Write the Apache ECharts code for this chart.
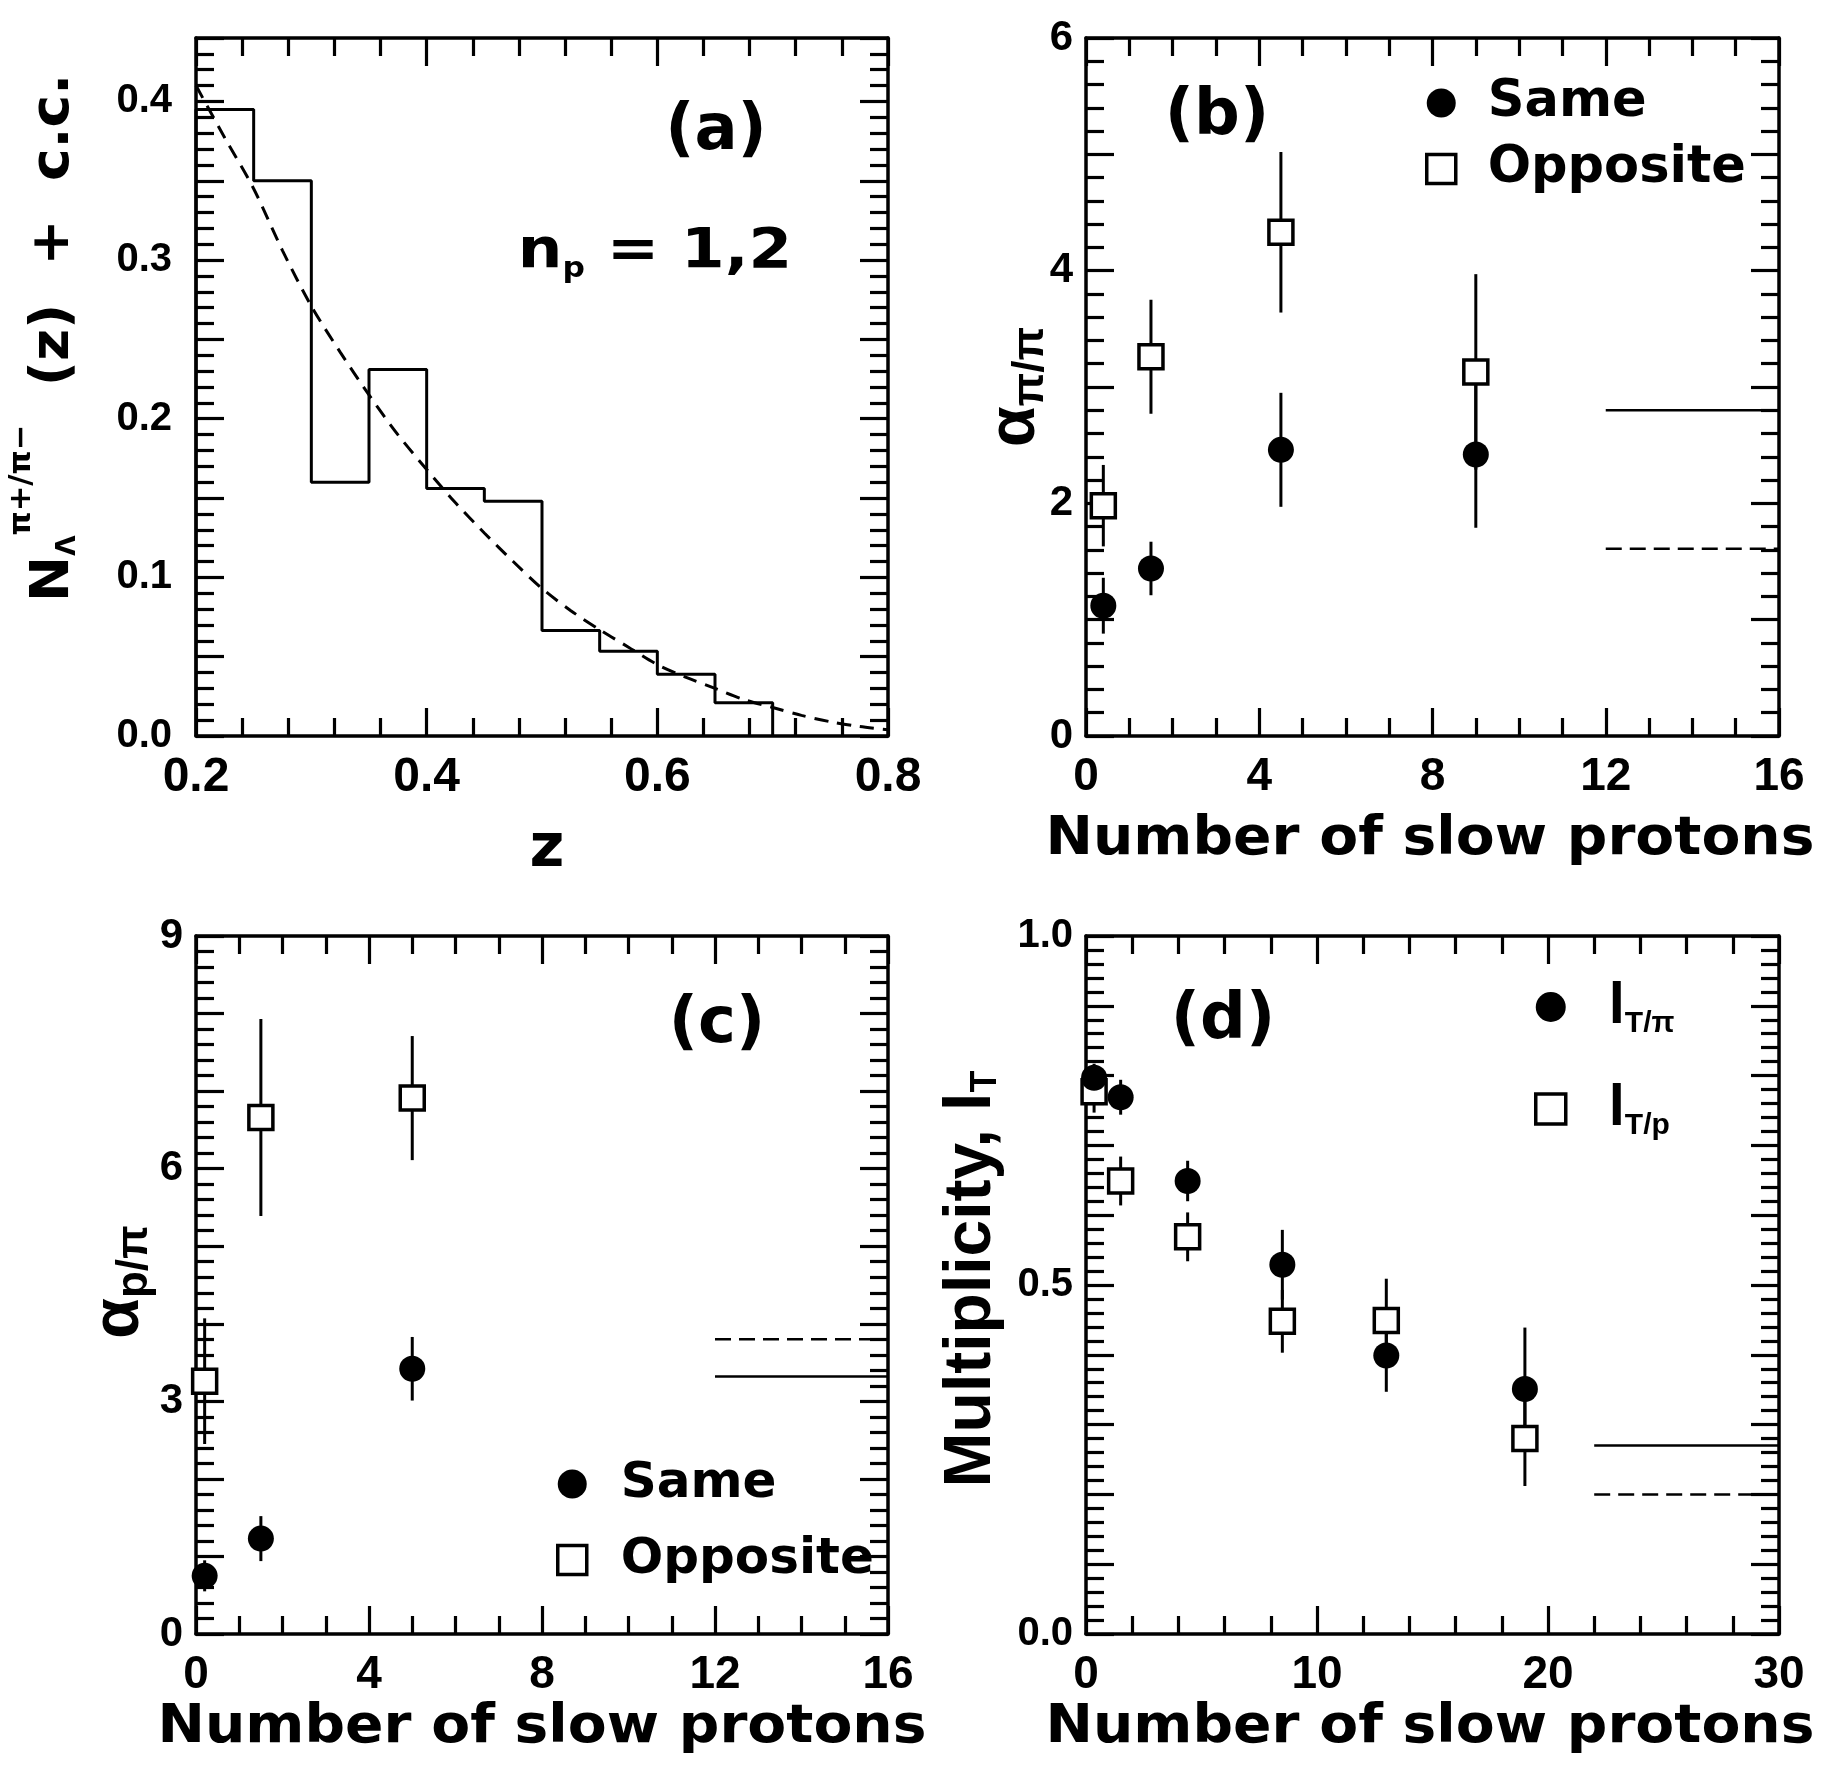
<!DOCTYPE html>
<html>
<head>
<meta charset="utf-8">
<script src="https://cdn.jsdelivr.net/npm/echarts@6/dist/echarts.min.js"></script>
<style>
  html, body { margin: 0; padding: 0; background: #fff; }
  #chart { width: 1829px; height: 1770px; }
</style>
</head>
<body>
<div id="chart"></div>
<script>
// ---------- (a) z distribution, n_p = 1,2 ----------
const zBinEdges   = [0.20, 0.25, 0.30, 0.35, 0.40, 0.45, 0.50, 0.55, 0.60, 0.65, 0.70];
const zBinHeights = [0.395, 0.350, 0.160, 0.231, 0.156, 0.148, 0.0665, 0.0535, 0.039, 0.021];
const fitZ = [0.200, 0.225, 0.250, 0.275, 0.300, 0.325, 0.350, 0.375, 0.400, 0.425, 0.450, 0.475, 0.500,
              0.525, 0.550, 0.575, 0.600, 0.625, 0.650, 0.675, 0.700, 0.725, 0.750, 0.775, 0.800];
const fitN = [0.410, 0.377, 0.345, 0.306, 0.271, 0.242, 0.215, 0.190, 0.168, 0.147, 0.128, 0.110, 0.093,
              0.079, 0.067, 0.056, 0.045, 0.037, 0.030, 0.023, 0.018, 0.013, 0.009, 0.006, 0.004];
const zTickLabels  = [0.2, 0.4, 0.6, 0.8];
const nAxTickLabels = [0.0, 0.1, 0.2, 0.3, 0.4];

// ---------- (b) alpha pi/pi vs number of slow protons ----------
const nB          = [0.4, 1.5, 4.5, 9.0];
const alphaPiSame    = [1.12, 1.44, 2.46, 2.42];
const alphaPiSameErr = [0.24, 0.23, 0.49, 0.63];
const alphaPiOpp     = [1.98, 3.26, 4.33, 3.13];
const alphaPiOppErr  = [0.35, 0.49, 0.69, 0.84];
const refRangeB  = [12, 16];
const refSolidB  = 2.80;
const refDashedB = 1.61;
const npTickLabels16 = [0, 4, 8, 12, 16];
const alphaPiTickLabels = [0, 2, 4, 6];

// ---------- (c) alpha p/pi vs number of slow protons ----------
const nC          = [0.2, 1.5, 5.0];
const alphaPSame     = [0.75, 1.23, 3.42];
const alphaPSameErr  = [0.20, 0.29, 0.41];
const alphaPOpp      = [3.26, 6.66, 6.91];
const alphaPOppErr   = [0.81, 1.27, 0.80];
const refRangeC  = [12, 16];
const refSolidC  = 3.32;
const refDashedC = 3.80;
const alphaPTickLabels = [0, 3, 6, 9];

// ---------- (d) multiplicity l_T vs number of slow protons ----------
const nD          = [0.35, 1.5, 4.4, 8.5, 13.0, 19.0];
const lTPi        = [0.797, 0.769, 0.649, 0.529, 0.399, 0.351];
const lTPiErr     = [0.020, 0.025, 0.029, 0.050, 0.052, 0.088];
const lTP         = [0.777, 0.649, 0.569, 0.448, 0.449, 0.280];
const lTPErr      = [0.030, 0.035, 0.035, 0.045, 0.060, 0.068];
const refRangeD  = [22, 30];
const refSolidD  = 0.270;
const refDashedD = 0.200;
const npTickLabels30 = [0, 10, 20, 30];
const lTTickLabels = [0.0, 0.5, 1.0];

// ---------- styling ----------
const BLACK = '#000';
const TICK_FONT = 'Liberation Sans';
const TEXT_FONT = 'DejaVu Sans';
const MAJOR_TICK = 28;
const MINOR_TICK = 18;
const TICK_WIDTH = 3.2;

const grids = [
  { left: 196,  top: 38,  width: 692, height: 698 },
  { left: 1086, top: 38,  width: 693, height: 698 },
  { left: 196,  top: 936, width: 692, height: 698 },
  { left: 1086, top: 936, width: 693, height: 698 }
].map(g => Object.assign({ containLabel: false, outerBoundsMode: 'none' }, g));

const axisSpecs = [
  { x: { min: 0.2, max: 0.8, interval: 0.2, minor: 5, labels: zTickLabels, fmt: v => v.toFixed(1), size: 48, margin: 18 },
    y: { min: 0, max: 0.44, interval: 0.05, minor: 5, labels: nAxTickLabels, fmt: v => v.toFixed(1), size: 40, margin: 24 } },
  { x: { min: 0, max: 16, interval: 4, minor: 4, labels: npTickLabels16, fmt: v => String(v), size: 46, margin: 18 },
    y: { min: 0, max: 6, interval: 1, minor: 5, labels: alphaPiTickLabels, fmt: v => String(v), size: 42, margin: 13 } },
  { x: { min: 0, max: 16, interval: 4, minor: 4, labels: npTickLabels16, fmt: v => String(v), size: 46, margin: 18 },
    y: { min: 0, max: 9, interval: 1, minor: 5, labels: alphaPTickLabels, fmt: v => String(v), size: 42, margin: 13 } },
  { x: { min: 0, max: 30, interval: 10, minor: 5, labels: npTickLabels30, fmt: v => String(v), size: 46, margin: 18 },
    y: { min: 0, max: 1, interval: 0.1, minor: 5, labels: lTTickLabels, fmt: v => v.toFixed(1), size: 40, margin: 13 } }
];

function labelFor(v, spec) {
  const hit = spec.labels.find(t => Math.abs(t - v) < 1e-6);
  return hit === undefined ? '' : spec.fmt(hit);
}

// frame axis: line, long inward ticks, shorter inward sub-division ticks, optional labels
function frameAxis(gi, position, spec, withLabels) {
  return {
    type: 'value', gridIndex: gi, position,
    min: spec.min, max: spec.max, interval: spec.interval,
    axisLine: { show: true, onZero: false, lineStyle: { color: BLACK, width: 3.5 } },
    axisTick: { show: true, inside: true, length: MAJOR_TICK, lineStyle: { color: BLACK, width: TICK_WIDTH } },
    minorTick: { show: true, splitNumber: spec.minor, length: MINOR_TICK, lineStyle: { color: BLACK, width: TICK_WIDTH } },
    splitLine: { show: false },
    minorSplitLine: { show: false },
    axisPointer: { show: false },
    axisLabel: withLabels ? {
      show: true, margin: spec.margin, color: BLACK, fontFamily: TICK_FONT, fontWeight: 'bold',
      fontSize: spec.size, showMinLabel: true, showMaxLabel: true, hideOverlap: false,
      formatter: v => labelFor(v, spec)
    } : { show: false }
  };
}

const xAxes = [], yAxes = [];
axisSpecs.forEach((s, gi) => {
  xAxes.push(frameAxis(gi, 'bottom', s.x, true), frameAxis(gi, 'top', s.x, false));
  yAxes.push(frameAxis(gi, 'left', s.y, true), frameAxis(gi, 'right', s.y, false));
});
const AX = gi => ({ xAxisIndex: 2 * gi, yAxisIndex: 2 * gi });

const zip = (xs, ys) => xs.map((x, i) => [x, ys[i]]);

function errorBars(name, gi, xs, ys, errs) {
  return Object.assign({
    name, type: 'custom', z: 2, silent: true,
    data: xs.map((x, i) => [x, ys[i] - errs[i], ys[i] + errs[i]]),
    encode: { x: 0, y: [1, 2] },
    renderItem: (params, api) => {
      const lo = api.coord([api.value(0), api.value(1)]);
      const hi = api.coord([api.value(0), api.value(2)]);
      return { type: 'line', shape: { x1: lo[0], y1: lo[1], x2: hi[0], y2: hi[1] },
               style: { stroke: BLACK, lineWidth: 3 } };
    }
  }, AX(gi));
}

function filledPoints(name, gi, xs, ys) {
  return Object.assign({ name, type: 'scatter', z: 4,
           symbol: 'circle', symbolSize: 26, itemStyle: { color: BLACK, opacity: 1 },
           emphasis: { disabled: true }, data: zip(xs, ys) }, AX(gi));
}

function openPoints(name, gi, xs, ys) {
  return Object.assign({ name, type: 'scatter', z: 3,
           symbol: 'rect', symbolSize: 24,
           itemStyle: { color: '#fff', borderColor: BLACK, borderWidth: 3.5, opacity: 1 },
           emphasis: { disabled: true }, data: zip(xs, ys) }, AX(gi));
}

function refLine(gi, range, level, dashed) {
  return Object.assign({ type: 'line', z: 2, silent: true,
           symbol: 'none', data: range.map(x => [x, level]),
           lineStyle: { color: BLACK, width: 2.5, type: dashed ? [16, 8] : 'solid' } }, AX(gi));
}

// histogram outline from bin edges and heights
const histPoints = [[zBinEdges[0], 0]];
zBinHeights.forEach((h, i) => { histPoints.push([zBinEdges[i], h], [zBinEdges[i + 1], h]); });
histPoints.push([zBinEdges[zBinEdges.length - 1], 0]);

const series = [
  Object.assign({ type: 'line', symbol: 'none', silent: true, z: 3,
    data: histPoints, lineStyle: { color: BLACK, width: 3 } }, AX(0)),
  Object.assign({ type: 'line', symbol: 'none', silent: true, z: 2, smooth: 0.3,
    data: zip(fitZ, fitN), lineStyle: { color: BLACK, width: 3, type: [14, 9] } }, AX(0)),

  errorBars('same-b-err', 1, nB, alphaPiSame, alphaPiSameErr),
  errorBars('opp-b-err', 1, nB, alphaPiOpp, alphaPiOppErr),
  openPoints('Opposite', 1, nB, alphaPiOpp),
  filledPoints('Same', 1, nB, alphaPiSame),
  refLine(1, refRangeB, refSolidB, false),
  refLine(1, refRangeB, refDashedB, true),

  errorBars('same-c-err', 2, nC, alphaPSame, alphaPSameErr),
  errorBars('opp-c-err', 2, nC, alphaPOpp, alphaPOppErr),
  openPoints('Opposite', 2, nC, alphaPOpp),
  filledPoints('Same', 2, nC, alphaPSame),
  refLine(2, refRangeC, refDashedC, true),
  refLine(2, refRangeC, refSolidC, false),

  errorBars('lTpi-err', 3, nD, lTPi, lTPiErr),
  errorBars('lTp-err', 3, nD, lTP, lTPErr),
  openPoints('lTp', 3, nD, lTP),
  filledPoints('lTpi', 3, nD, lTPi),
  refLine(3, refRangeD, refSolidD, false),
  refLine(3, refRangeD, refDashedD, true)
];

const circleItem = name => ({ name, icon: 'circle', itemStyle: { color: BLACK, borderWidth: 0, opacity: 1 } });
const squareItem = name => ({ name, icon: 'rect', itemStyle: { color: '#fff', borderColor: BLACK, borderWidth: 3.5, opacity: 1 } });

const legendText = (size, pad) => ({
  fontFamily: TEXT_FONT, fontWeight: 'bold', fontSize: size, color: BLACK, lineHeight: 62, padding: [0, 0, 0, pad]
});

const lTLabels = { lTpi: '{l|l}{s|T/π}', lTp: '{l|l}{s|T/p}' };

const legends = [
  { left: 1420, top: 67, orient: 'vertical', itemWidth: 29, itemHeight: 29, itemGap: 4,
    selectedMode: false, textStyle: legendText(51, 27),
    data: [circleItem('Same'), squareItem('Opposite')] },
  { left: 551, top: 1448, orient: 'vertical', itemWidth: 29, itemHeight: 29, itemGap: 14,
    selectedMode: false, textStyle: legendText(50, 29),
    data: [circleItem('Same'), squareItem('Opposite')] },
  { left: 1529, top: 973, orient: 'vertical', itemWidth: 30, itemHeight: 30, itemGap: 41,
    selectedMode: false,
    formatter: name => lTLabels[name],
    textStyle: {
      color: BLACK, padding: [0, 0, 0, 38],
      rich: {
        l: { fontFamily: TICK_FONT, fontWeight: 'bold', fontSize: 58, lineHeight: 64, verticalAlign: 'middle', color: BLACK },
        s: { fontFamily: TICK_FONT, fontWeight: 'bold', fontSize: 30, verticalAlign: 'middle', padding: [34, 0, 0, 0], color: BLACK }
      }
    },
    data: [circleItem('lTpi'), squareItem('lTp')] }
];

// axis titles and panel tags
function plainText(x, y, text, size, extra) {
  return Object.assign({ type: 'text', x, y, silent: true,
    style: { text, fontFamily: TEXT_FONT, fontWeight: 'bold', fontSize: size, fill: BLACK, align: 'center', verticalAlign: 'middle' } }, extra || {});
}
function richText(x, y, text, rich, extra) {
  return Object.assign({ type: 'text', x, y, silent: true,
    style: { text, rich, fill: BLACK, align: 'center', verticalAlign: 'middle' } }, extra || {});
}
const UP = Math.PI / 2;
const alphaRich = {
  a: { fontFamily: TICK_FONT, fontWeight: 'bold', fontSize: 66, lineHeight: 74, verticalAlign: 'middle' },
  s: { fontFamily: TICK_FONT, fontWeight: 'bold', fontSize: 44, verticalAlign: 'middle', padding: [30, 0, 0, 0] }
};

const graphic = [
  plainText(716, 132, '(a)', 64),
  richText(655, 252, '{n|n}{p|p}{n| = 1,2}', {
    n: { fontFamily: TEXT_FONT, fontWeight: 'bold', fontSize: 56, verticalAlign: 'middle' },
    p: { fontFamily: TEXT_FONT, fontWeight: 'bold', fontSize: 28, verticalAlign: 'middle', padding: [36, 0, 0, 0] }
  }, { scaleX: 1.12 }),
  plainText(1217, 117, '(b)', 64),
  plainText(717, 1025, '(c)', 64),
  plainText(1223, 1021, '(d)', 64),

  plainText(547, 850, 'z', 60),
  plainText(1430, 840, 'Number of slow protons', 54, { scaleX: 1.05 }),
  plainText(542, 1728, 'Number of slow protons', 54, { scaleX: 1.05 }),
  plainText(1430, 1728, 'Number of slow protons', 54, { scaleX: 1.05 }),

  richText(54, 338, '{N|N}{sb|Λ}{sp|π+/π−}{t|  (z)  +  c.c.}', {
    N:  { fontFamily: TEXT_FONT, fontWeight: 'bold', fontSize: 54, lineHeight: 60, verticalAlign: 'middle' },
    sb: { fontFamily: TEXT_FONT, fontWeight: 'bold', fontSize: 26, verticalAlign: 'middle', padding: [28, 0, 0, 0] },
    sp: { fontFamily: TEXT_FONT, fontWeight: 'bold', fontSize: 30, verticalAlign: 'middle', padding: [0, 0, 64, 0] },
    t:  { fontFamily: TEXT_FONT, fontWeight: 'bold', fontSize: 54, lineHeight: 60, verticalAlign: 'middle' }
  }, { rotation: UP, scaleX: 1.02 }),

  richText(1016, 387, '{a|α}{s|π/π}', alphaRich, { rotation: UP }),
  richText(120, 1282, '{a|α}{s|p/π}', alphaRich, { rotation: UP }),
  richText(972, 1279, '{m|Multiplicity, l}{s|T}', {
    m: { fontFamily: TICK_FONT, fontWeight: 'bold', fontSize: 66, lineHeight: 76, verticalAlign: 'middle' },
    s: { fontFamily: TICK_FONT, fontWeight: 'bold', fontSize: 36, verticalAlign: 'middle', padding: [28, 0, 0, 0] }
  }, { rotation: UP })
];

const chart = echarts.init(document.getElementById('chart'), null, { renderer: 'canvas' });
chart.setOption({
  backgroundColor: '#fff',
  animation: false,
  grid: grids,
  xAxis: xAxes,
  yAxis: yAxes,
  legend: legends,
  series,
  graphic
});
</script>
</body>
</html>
#####
**Set exercise**: Please quote the lines of the material, beginning with the first and ending with the one that contains "const alphaPTickLabels = [0, 3, 6, 9];", exactly as written and without any pictures.

**Response to the task**:
Write the Apache ECharts code for this chart.
<!DOCTYPE html>
<html>
<head>
<meta charset="utf-8">
<script src="https://cdn.jsdelivr.net/npm/echarts@6/dist/echarts.min.js"></script>
<style>
  html, body { margin: 0; padding: 0; background: #fff; }
  #chart { width: 1829px; height: 1770px; }
</style>
</head>
<body>
<div id="chart"></div>
<script>
// ---------- (a) z distribution, n_p = 1,2 ----------
const zBinEdges   = [0.20, 0.25, 0.30, 0.35, 0.40, 0.45, 0.50, 0.55, 0.60, 0.65, 0.70];
const zBinHeights = [0.395, 0.350, 0.160, 0.231, 0.156, 0.148, 0.0665, 0.0535, 0.039, 0.021];
const fitZ = [0.200, 0.225, 0.250, 0.275, 0.300, 0.325, 0.350, 0.375, 0.400, 0.425, 0.450, 0.475, 0.500,
              0.525, 0.550, 0.575, 0.600, 0.625, 0.650, 0.675, 0.700, 0.725, 0.750, 0.775, 0.800];
const fitN = [0.410, 0.377, 0.345, 0.306, 0.271, 0.242, 0.215, 0.190, 0.168, 0.147, 0.128, 0.110, 0.093,
              0.079, 0.067, 0.056, 0.045, 0.037, 0.030, 0.023, 0.018, 0.013, 0.009, 0.006, 0.004];
const zTickLabels  = [0.2, 0.4, 0.6, 0.8];
const nAxTickLabels = [0.0, 0.1, 0.2, 0.3, 0.4];

// ---------- (b) alpha pi/pi vs number of slow protons ----------
const nB          = [0.4, 1.5, 4.5, 9.0];
const alphaPiSame    = [1.12, 1.44, 2.46, 2.42];
const alphaPiSameErr = [0.24, 0.23, 0.49, 0.63];
const alphaPiOpp     = [1.98, 3.26, 4.33, 3.13];
const alphaPiOppErr  = [0.35, 0.49, 0.69, 0.84];
const refRangeB  = [12, 16];
const refSolidB  = 2.80;
const refDashedB = 1.61;
const npTickLabels16 = [0, 4, 8, 12, 16];
const alphaPiTickLabels = [0, 2, 4, 6];

// ---------- (c) alpha p/pi vs number of slow protons ----------
const nC          = [0.2, 1.5, 5.0];
const alphaPSame     = [0.75, 1.23, 3.42];
const alphaPSameErr  = [0.20, 0.29, 0.41];
const alphaPOpp      = [3.26, 6.66, 6.91];
const alphaPOppErr   = [0.81, 1.27, 0.80];
const refRangeC  = [12, 16];
const refSolidC  = 3.32;
const refDashedC = 3.80;
const alphaPTickLabels = [0, 3, 6, 9];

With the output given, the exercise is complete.